Deine Kraftlosigkeit führte dich 1996 schon fast auf die Intensivstation, doch du gaißmayertest dich gerade noch mal durch. Doch es folgte der 09. Mai 1998 und es geschah das schier Unmögliche: Meine geliebte Frau, die stets zu den Schönsten der Schönen gehörte, musste die Liga der nationalen Topmodels verlassen. Warst du wirklich so unattraktiv geworden? War es an der Zeit, sich nach einer jüngeren Partnerin umzuschauen? War unsere Beziehung noch zu retten? Wir entschieden uns beide dafür, in den folgenden Jahren trotz vieler Tiefschläge, so mancher Negativrekorde und – leider muss ich dir das ankreiden – einseitiger Beleidigung, Schmach, Demütigung, usw. unsere Ehe weiterzuführen. Doch es war irgendwie anders, die Anfangseuphorie war einer gewissen Routine gewichen. Du warst relativ leicht ausrechenbar für mich. In manchem Jahr sah ich dir an, dass du es wieder versuchen möchtest, bei den nationalen Schönheiten mitzuwirken, es aber irgendwie nicht durchzustehen vermochtest. In anderen Jahren sah ich dir an, dass du nach einer gewissen Grundsanierung, man nennt es auch Lifting, wieder etabliertest und die Schönheiten der 2. Riege hinter dir lassen konntest. Es folgte ein Jahr aufs andere: Lifting, Demontage, erneutes Lifting, erneute Verbannung aus dem Kreis der Allerschönsten.
So betritten wir eigentlich die Beziehungsjahre 9 bis 22. Nie verlangte ich von dir mehr, als du im leisten zustande warst. Ich wäre schon damit zufrieden gewesen, wenn du jedoch das Machbarste aus dir rausgeholt hättest. Doch meine Wünsche wurden oftmals nicht erfüllt, was zu mehreren Tiefschlägen führte. Ich erduldete sie alle, doch irgendwann war es auch mir zuviel.

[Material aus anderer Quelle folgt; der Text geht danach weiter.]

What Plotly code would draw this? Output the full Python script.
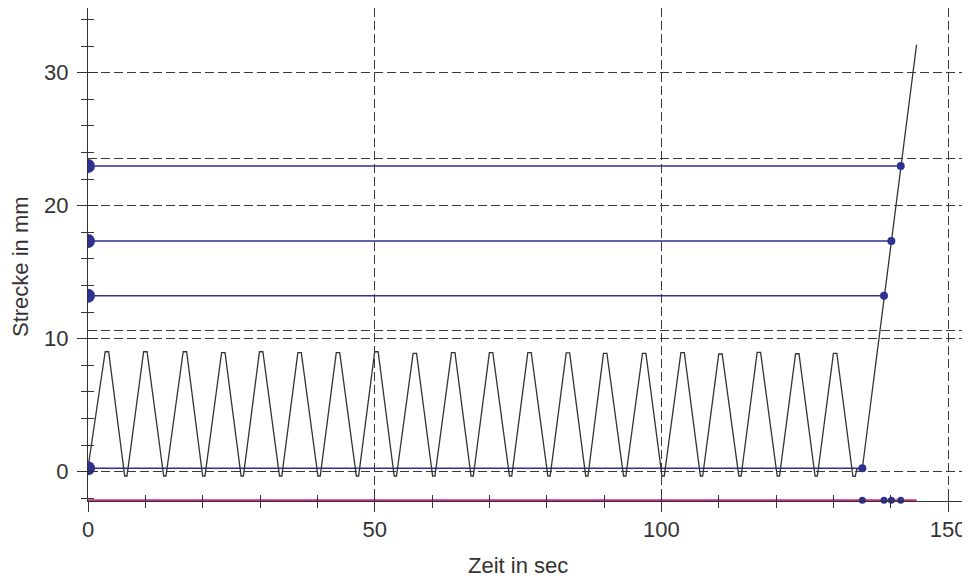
import plotly.graph_objects as go

# ---------------- data ----------------
# zig-zag travel curve (time in s, distance in mm)
start_t = 0.0
start_s = 0.3
peak_t = [3.3, 10.0, 16.9, 23.6, 30.2, 36.9, 43.6, 50.3, 57.0, 63.7,
          70.3, 77.0, 83.7, 90.2, 97.0, 103.7, 110.3, 117.0, 123.7, 130.3]
peak_s = [9.02, 9.02, 9.02, 8.95, 9.02, 8.95, 8.95, 9.02, 8.90, 8.95,
          8.95, 8.95, 8.93, 8.90, 8.90, 8.95, 8.85, 8.97, 8.87, 8.90]
valley_t = [6.6, 13.4, 20.2, 26.9, 33.6, 40.3, 47.0, 53.6, 60.3, 67.0,
            73.7, 80.4, 87.0, 93.6, 100.3, 107.0, 113.7, 120.4, 127.0, 133.6]
valley_s = [-0.32, -0.32, -0.32, -0.32, -0.32, -0.32, -0.32, -0.32, -0.32, -0.32,
            -0.32, -0.32, -0.32, -0.32, -0.32, -0.32, -0.32, -0.32, -0.32, -0.35]
ramp_t = [134.1, 135.05, 144.5]
ramp_s = [0.2, 0.26, 32.1]

# horizontal level lines (blue) and their end times
level_s = [22.98, 17.35, 13.23, 0.26]
level_end_t = [141.74, 140.11, 138.82, 135.05]

# base line (magenta) on the time axis
base_t = [0.0, 144.5]
base_s = [-2.15, -2.15]

x_ticks = [0, 50, 100, 150]
y_ticks = [0, 10, 20, 30]

# ---------------- styles ----------------
TOP_HALF = 0.3     # half width of the flat top of a peak (s)
BOT_HALF = 0.2     # half width of the flat bottom of a valley (s)
BLUE = "#2e3192"
INK = "#333333"
PINK = "#c8307f"
GRID = "#3a3a3a"
DASH = "9px,4px"

# build the zig-zag path from the read vertices
zx = [start_t]
zy = [start_s]
for pt, ps, vt, vs in zip(peak_t, peak_s, valley_t, valley_s):
    zx += [pt - TOP_HALF, pt + TOP_HALF, vt - BOT_HALF, vt + BOT_HALF]
    zy += [ps, ps, vs, vs]
zx += ramp_t
zy += ramp_s

fig = go.Figure()

fig.add_trace(go.Scatter(x=base_t, y=base_s, mode="lines",
                         line=dict(color=PINK, width=2), hoverinfo="skip"))

for s, te in zip(level_s, level_end_t):
    fig.add_trace(go.Scatter(x=[0, te], y=[s, s], mode="lines",
                             line=dict(color=BLUE, width=1.5), hoverinfo="skip"))

fig.add_trace(go.Scatter(x=zx, y=zy, mode="lines",
                         line=dict(color=INK, width=1.3), hoverinfo="skip"))

fig.add_trace(go.Scatter(x=[0] * len(level_s), y=level_s, mode="markers",
                         marker=dict(color=BLUE, size=14), cliponaxis=True,
                         hoverinfo="skip"))
fig.add_trace(go.Scatter(x=level_end_t, y=level_s, mode="markers",
                         marker=dict(color=BLUE, size=8), hoverinfo="skip"))
fig.add_trace(go.Scatter(x=level_end_t, y=[base_s[0]] * len(level_end_t), mode="markers",
                         marker=dict(color=BLUE, size=7), cliponaxis=False,
                         hoverinfo="skip"))

# empty traces so that the overlay axes are rendered
fig.add_trace(go.Scatter(x=[None], y=[None], xaxis="x2", yaxis="y3", showlegend=False))
fig.add_trace(go.Scatter(x=[None], y=[None], xaxis="x", yaxis="y4", showlegend=False))

XR = [0, 153.82]
YR = [-2.2, 34.86]

# page has an 8px body margin: plot area lands at x 88..970, y 8..501
PW, PH = 882, 493

fig.update_layout(
    width=962, height=571,
    margin=dict(l=80, r=0, t=0, b=78),
    plot_bgcolor="white", paper_bgcolor="white",
    showlegend=False,
    font=dict(family="Liberation Sans, Arial, sans-serif", size=22, color=INK),
    xaxis=dict(range=XR, tickmode="array", tickvals=x_ticks,
               ticks="outside", ticklen=10, tickwidth=1, tickcolor=INK,
               minor=dict(dtick=10, ticks="outside", ticklen=6, tickwidth=1,
                          tickcolor=INK, showgrid=False),
               showline=True, linecolor=INK, linewidth=1.3,
               showgrid=True, gridcolor=GRID, gridwidth=1, griddash=DASH,
               zeroline=False, ticklabelstandoff=-2,
               tickfont=dict(size=22, color=INK)),
    xaxis2=dict(range=XR, overlaying="x", anchor="y", side="bottom",
                tickmode="array", tickvals=x_ticks,
                ticks="inside", ticklen=10, tickwidth=1, tickcolor=INK,
                minor=dict(dtick=10, ticks="inside", ticklen=6, tickwidth=1,
                           tickcolor=INK, showgrid=False),
                showticklabels=False, showline=False, showgrid=False, zeroline=False),
    yaxis=dict(range=YR, tickmode="array", tickvals=y_ticks,
               ticks="outside", ticklen=10, tickwidth=1, tickcolor=INK,
               minor=dict(dtick=2, ticks="outside", ticklen=6, tickwidth=1,
                          tickcolor=INK, showgrid=False),
               showline=True, linecolor=INK, linewidth=1.3,
               showgrid=True, gridcolor=GRID, gridwidth=1, griddash=DASH,
               zeroline=False, ticklabelstandoff=4,
               tickfont=dict(size=22, color=INK)),
    yaxis3=dict(range=YR, overlaying="y", anchor="x", side="left",
                tickmode="array", tickvals=y_ticks,
                ticks="inside", ticklen=10, tickwidth=1, tickcolor=INK,
                minor=dict(dtick=2, ticks="inside", ticklen=6, tickwidth=1,
                           tickcolor=INK, showgrid=False),
                showticklabels=False, showline=False, showgrid=False, zeroline=False),
    yaxis4=dict(range=[0.05, 14.38], overlaying="y", anchor="x", side="right",
                dtick=5, tick0=0,
                ticks="inside", ticklen=3, tickwidth=1, tickcolor=INK,
                minor=dict(dtick=1, ticks="inside", ticklen=3, tickwidth=1,
                           tickcolor=INK, showgrid=False),
                showticklabels=False, showline=False,
                showgrid=True, gridcolor=GRID, gridwidth=1, griddash=DASH,
                zeroline=False),
    annotations=[
        dict(text="Zeit in sec", xref="paper", yref="paper",
             x=(518 - 88) / PW, y=(501 - 565) / PH,
             xanchor="center", yanchor="middle", showarrow=False,
             font=dict(size=22, color=INK)),
        dict(text="Strecke in mm", xref="paper", yref="paper",
             x=(20 - 88) / PW, y=(501 - 267) / PH, textangle=-90,
             xanchor="center", yanchor="middle", showarrow=False,
             font=dict(size=22, color=INK)),
    ],
)

fig.write_html("out.html")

Es kam das Jahr 2012 und unsere Beziehung stand kurz vor dem Scheitern. Zu viel hatte ich einstecken müssen, zu einseitig sah ich Liebe geben und Liebe nehmen an: Ich gab fast alles, bekam aber kaum was zurück.
Ich stand 2012 tatsächlich da und wollte die Scheidungspapiere einreichen, doch du warst zum Glück clever genug und suchtest Rat bei Eheberatern namens Spinner, Schmadtke, Wehrle, Stanislawski, Schumacher, Jakobs und Stöger. Diese diversen Herren der Jahre 2012 bis heute haben unsere Ehe wieder aufgefrischt.
Heute, am 25. Jahrestag unserer Ehe, an besagtem 04. Juli, merke ich erneut Tag für Tag, welch wunderbare Frau ich da doch an meiner Seite habe. Schön wie eh und je, nicht mehr ganz so stolz, stark und straff wie noch vor 25 Jahren, doch nach wie vor sexy und erotisch, eine Augenweide durch und durch. Ich freue mich auf die näcshten mindestens 25 Jahre Partnerschaft zwischen uns beiden!